Procedura di infrazione in arrivo anche per l’assegno unico dei figli. Secondo la Commissione, queste norme violano il diritto dell’Ue in quanto non trattano i cittadini dell’Ue allo stesso modo, il che si qualifica come discriminazione. Dell’assegno infatti possono beneficiare solo le persone che risiedono da almeno due anni in Italia, e solo se risiedono nella stessa famiglia dei loro figli. Secondo la Commissione, questa legislazione viola il diritto dell’Ue in quanto non tratta i cittadini dell’Ue allo stesso modo, il che si qualifica come discriminazione.

Le prestazioni di assistenza sociale come il “reddito di cittadinanza”, spiega la Commissione in una nota, “dovrebbero essere pienamente accessibili ai cittadini dell’Ue che sono lavoratori subordinati, autonomi o che hanno perso il lavoro, indipendentemente dalla loro storia di residenza”.

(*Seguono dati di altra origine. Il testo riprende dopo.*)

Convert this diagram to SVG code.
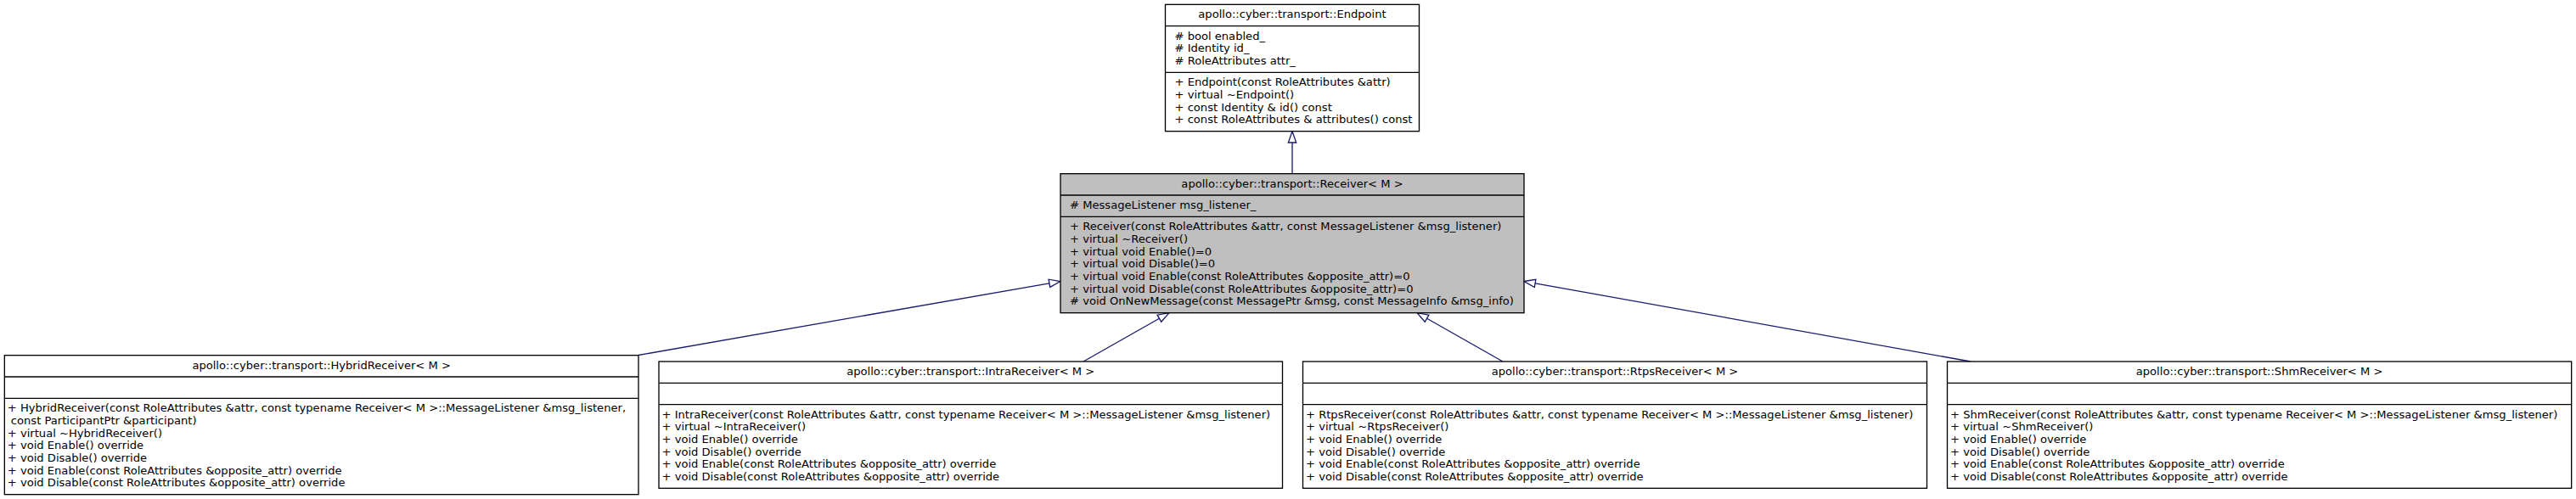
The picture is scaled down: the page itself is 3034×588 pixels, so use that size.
<svg xmlns="http://www.w3.org/2000/svg" width="3034" height="588" viewBox="0 0 3034 588">
<style>
.box{fill:#fff;stroke:#000;stroke-width:1.33}
.main{fill:#bfbfbf}
.div{fill:none;stroke:#000;stroke-width:1.33}
text{font-family:"DejaVu Sans",sans-serif;font-size:13.1px;fill:#000}
.t{text-anchor:middle}
.edge{fill:none;stroke:#191970;stroke-width:1.33}
.arrow{fill:#fff;stroke:#191970;stroke-width:1.33}
</style>
<rect width="3034" height="588" fill="#fff"/>
<g id="connectors">
<path class="edge" d="M1522,204.67 L1522,168"/>
<polygon class="arrow" points="1522,154.67 1526.67,168 1517.33,168"/>
<path class="edge" d="M752,418.5 L1235.9,333.8"/>
<polygon class="arrow" points="1249,331.5 1236.7,338.4 1235.1,329.2"/>
<path class="edge" d="M1276,426 L1365.4,375.25"/>
<polygon class="arrow" points="1377,368.67 1367.7,379.3 1363.1,371.2"/>
<path class="edge" d="M1770,426 L1680.6,375.25"/>
<polygon class="arrow" points="1669,368.67 1678.3,379.3 1682.9,371.2"/>
<path class="edge" d="M2321,426 L1808.1,333.86"/>
<polygon class="arrow" points="1795,331.5 1808.9,329.3 1807.3,338.5"/>
</g>
<g id="endpoint">
<rect class="box" x="1372.5" y="5.33" width="299" height="149.34"/>
<path class="div" d="M1372.5,30.67 H1671.5 M1372.5,85.33 H1671.5"/>
<text class="t" x="1522" y="21.33">apollo::cyber::transport::Endpoint</text>
<text x="1383.5" y="46.67"># bool enabled_</text>
<text x="1383.5" y="61.33"># Identity id_</text>
<text x="1383.5" y="76"># RoleAttributes attr_</text>
<text x="1383.5" y="101.33">+ Endpoint(const RoleAttributes &amp;attr)</text>
<text x="1383.5" y="116">+ virtual ~Endpoint()</text>
<text x="1383.5" y="130.67">+ const Identity &amp; id() const</text>
<text x="1383.5" y="145.33">+ const RoleAttributes &amp; attributes() const</text>
</g>
<g id="receiver">
<rect class="box main" x="1249" y="204.67" width="546" height="164"/>
<path class="div" d="M1249,230 H1795 M1249,255.33 H1795"/>
<text class="t" x="1522" y="220.67">apollo::cyber::transport::Receiver&lt; M &gt;</text>
<text x="1260" y="246"># MessageListener msg_listener_</text>
<text x="1260" y="271.33">+ Receiver(const RoleAttributes &amp;attr, const MessageListener &amp;msg_listener)</text>
<text x="1260" y="286">+ virtual ~Receiver()</text>
<text x="1260" y="300.67">+ virtual void Enable()=0</text>
<text x="1260" y="315.33">+ virtual void Disable()=0</text>
<text x="1260" y="330">+ virtual void Enable(const RoleAttributes &amp;opposite_attr)=0</text>
<text x="1260" y="344.67">+ virtual void Disable(const RoleAttributes &amp;opposite_attr)=0</text>
<text x="1260" y="359.33"># void OnNewMessage(const MessagePtr &amp;msg, const MessageInfo &amp;msg_info)</text>
</g>
<g id="hybrid">
<rect class="box" x="5.33" y="418.67" width="746.67" height="164"/>
<path class="div" d="M5.33,444 H752 M5.33,469.33 H752"/>
<text class="t" x="378.67" y="434.67">apollo::cyber::transport::HybridReceiver&lt; M &gt;</text>
<text x="8.8" y="485.33">+ HybridReceiver(const RoleAttributes &amp;attr, const typename Receiver&lt; M &gt;::MessageListener &amp;msg_listener,</text>
<text x="12.8" y="500">const ParticipantPtr &amp;participant)</text>
<text x="8.8" y="514.67">+ virtual ~HybridReceiver()</text>
<text x="8.8" y="529.33">+ void Enable() override</text>
<text x="8.8" y="544">+ void Disable() override</text>
<text x="8.8" y="558.67">+ void Enable(const RoleAttributes &amp;opposite_attr) override</text>
<text x="8.8" y="573.33">+ void Disable(const RoleAttributes &amp;opposite_attr) override</text>
</g>
<g id="intra">
<rect class="box" x="776" y="426" width="734.5" height="149.33"/>
<path class="div" d="M776,451.33 H1510.5 M776,476.67 H1510.5"/>
<text class="t" x="1143.25" y="442">apollo::cyber::transport::IntraReceiver&lt; M &gt;</text>
<text x="779.5" y="492.67">+ IntraReceiver(const RoleAttributes &amp;attr, const typename Receiver&lt; M &gt;::MessageListener &amp;msg_listener)</text>
<text x="779.5" y="507.33">+ virtual ~IntraReceiver()</text>
<text x="779.5" y="522">+ void Enable() override</text>
<text x="779.5" y="536.67">+ void Disable() override</text>
<text x="779.5" y="551.33">+ void Enable(const RoleAttributes &amp;opposite_attr) override</text>
<text x="779.5" y="566">+ void Disable(const RoleAttributes &amp;opposite_attr) override</text>
</g>
<g id="rtps">
<rect class="box" x="1534.5" y="426" width="735" height="149.33"/>
<path class="div" d="M1534.5,451.33 H2269.5 M1534.5,476.67 H2269.5"/>
<text class="t" x="1902" y="442">apollo::cyber::transport::RtpsReceiver&lt; M &gt;</text>
<text x="1538" y="492.67">+ RtpsReceiver(const RoleAttributes &amp;attr, const typename Receiver&lt; M &gt;::MessageListener &amp;msg_listener)</text>
<text x="1538" y="507.33">+ virtual ~RtpsReceiver()</text>
<text x="1538" y="522">+ void Enable() override</text>
<text x="1538" y="536.67">+ void Disable() override</text>
<text x="1538" y="551.33">+ void Enable(const RoleAttributes &amp;opposite_attr) override</text>
<text x="1538" y="566">+ void Disable(const RoleAttributes &amp;opposite_attr) override</text>
</g>
<g id="shm">
<rect class="box" x="2293.5" y="426" width="735.17" height="149.33"/>
<path class="div" d="M2293.5,451.33 H3028.67 M2293.5,476.67 H3028.67"/>
<text class="t" x="2661.1" y="442">apollo::cyber::transport::ShmReceiver&lt; M &gt;</text>
<text x="2297" y="492.67">+ ShmReceiver(const RoleAttributes &amp;attr, const typename Receiver&lt; M &gt;::MessageListener &amp;msg_listener)</text>
<text x="2297" y="507.33">+ virtual ~ShmReceiver()</text>
<text x="2297" y="522">+ void Enable() override</text>
<text x="2297" y="536.67">+ void Disable() override</text>
<text x="2297" y="551.33">+ void Enable(const RoleAttributes &amp;opposite_attr) override</text>
<text x="2297" y="566">+ void Disable(const RoleAttributes &amp;opposite_attr) override</text>
</g>
</svg>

La necessità di risiedere in Italia da almeno 10 anni è stata prevista fin dall’istituzione del Reddito di cittadinanza nel 2019, durante il governo gialloverde. Già nel 2020 molte associazioni avevano denunciato la questione alla Commissione, e anche il Comitato scientifico per la valutazione del RdC aveva chiesto di dimezzare gli anni di residenza richiesti.

Ecco perchè

I benefici del reddito, prosegue inoltre la Commissione europea, dovrebbero essere estesi a cittadini comunitari che non lavorano per altri motivi, con la sola condizione che risiedano legalmente in Italia da più di tre mesi, e soggiornanti di lungo periodo al di fuori dell’Ue. Il requisito della residenza in Italia da 10 anni “si qualifica come discriminazione indiretta”, scrive la Commissione. Il regime italiano di reddito minimo, infine, discrimina direttamente i beneficiari di protezione internazionale, che non possono beneficiarne.

Cosa succede ora

L’Italia dispone ora di due mesi per rispondere alle preoccupazioni sollevate dalla Commissione. In caso contrario, la Commissione può decidere di inviare un parere motivato.